▶ _OBJECTIVE_: Copy out all the lines in the records that include the word "diagram".

▶ _WORKING DATA_:
--- Start ---

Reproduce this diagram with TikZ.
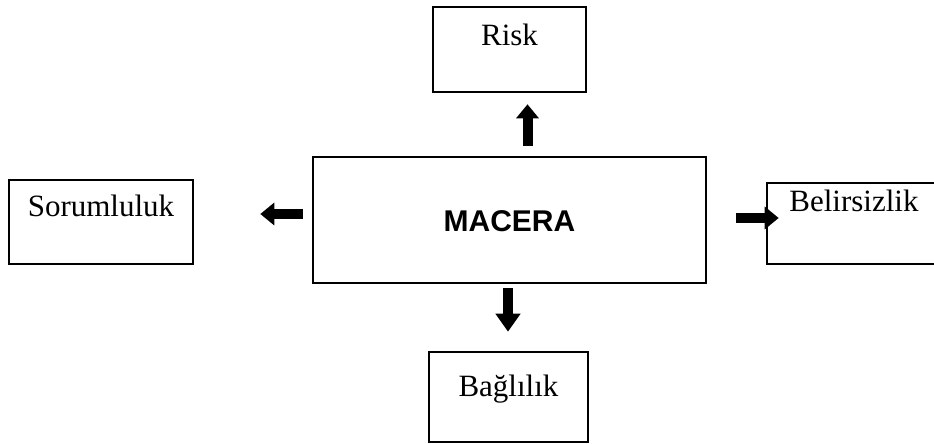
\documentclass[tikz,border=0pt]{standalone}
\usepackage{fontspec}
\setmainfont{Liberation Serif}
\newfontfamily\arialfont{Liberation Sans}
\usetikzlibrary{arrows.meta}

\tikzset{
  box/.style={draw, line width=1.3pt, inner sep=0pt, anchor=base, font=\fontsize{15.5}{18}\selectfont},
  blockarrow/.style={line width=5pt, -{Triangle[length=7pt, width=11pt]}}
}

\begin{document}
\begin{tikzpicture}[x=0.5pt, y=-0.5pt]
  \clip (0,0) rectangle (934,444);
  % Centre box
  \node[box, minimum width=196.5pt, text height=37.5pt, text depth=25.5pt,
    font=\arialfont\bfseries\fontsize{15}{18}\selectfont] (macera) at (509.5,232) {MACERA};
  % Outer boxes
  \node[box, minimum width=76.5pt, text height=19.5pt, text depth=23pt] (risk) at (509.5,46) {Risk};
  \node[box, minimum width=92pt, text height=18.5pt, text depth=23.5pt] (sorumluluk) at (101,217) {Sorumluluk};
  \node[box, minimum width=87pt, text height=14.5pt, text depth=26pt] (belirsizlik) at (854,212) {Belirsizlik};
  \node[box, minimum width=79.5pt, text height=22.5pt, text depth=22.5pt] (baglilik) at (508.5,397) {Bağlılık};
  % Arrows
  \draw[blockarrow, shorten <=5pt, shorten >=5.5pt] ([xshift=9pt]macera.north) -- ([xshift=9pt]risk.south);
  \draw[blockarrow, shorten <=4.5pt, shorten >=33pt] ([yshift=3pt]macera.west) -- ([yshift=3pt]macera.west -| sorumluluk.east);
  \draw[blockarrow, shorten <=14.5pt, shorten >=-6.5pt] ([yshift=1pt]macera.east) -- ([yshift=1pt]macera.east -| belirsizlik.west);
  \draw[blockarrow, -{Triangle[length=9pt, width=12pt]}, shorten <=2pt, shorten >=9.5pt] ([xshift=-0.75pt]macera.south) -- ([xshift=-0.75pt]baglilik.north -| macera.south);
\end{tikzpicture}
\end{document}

--- End ---
--- Start ---

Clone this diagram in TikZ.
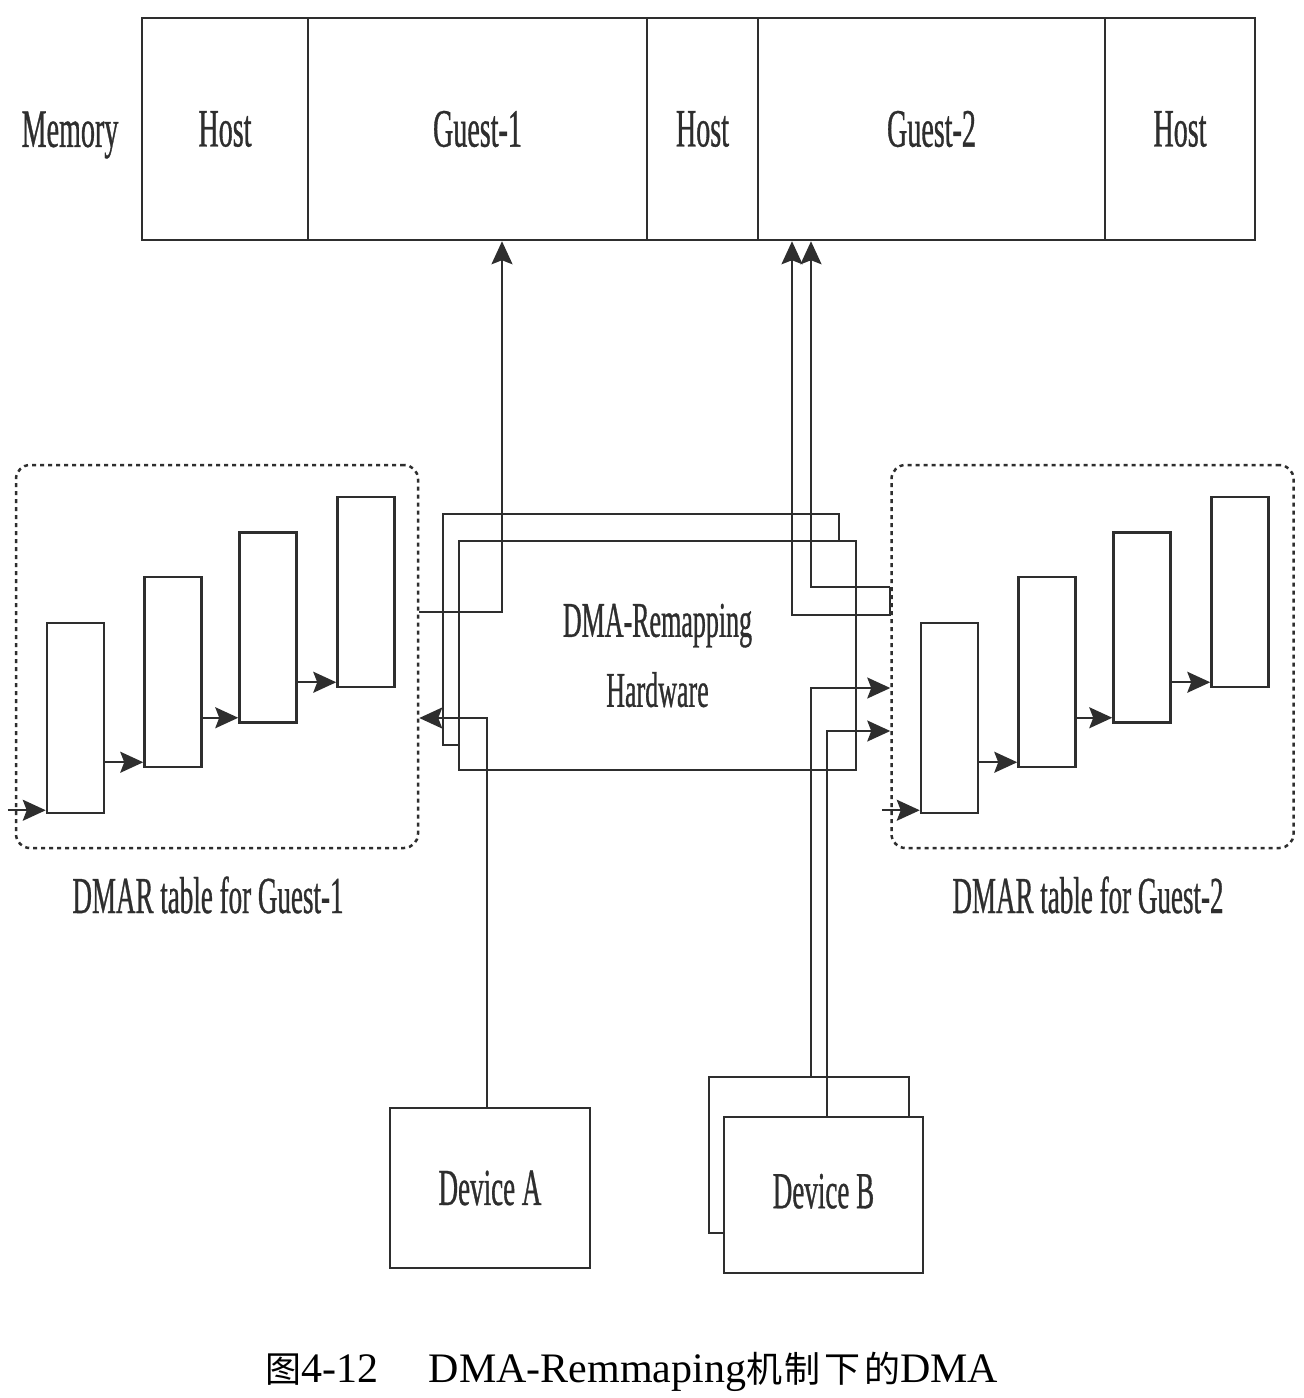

--- End ---

▶ _SOLUTION FOR THIS PROBLEM_:
Reproduce this diagram with TikZ.
Clone this diagram in TikZ.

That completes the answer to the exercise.